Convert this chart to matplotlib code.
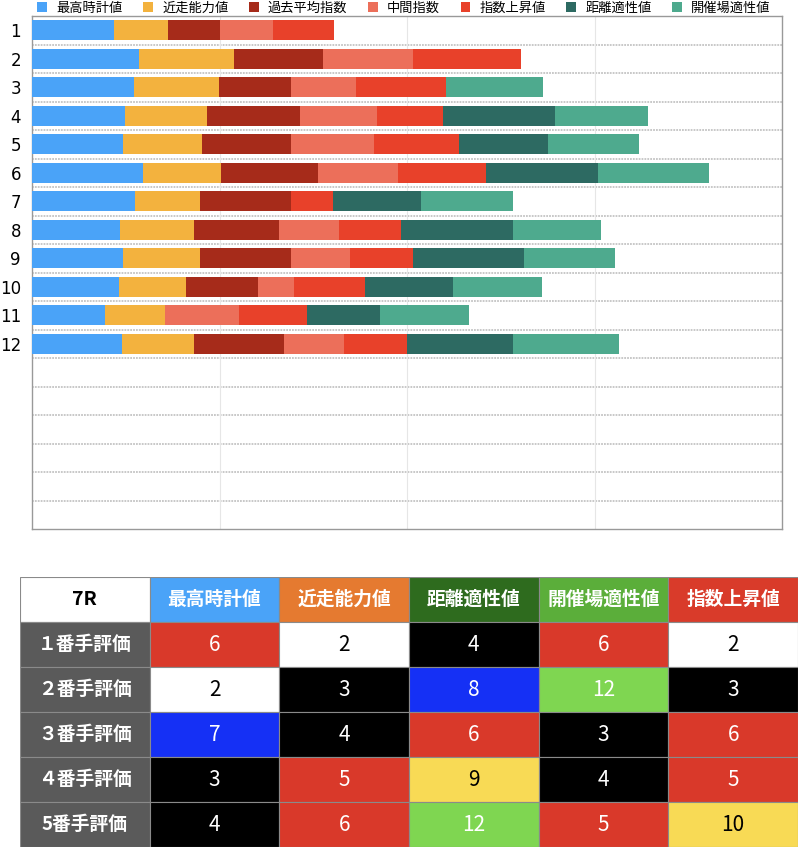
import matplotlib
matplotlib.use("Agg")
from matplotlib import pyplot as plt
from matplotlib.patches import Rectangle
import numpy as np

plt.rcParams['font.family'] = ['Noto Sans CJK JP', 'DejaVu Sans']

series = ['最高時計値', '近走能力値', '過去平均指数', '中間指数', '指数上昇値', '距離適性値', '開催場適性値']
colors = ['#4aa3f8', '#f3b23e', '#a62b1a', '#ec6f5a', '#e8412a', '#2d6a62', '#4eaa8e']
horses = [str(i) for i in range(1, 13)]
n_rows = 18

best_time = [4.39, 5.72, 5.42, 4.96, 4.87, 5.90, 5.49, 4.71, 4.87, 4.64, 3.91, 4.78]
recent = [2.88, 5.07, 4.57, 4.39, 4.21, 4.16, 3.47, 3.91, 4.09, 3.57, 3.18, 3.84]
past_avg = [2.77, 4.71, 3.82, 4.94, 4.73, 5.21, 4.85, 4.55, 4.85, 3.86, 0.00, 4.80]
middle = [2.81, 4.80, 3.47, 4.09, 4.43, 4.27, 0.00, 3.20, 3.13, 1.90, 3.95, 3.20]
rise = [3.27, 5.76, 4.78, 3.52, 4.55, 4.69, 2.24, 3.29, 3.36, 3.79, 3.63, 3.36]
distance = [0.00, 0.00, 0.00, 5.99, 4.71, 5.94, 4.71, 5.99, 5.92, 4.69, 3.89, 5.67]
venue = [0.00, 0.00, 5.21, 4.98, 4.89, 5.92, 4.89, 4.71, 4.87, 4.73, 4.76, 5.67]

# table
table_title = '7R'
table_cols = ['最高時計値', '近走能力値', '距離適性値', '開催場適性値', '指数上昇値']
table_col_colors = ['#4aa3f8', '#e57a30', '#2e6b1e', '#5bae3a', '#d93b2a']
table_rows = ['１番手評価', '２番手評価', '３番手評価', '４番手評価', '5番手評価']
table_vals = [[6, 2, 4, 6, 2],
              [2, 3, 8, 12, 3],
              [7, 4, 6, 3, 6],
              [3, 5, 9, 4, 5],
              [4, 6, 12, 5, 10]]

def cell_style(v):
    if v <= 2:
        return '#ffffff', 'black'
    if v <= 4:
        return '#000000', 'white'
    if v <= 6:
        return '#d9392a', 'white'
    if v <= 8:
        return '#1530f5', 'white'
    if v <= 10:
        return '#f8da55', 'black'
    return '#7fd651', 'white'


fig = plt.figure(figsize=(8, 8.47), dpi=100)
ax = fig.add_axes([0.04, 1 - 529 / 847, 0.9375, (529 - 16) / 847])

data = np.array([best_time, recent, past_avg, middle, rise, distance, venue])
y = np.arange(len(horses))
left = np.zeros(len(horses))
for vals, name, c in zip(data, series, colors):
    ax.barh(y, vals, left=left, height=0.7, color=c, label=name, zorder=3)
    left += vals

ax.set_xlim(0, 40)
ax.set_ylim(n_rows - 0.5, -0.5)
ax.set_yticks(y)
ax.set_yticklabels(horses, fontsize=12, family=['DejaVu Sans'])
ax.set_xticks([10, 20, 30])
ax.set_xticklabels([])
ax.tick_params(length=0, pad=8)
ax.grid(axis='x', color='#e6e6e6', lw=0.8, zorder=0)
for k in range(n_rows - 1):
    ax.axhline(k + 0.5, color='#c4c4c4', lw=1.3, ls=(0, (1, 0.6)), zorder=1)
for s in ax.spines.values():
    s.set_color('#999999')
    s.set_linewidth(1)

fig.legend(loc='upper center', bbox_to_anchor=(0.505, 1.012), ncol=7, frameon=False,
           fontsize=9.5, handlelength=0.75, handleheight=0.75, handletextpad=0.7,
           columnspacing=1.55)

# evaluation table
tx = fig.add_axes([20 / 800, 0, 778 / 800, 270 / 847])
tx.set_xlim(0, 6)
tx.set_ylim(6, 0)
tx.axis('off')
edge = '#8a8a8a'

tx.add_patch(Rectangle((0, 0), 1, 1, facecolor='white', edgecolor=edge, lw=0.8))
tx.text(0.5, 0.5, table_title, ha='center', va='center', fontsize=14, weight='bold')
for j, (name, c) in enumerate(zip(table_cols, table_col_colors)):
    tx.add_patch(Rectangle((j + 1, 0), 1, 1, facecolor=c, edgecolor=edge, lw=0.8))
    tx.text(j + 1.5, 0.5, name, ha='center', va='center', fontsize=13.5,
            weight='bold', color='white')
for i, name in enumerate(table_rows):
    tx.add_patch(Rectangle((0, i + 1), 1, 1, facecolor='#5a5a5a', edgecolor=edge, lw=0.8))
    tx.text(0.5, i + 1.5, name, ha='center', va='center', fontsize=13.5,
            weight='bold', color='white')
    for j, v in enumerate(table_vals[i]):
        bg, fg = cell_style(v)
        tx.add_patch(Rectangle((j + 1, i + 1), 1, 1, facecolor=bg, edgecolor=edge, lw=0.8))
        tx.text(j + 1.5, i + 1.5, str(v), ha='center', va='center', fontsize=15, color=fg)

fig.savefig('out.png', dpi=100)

--------------------------------

Restate the data word for word from its first line through the line with "plt.rcParams['font.family'] = ['Noto", leaving out any picture along the way.

Convert this chart to matplotlib code.
import matplotlib
matplotlib.use("Agg")
from matplotlib import pyplot as plt
from matplotlib.patches import Rectangle
import numpy as np

plt.rcParams['font.family'] = ['Noto Sans CJK JP', 'DejaVu Sans']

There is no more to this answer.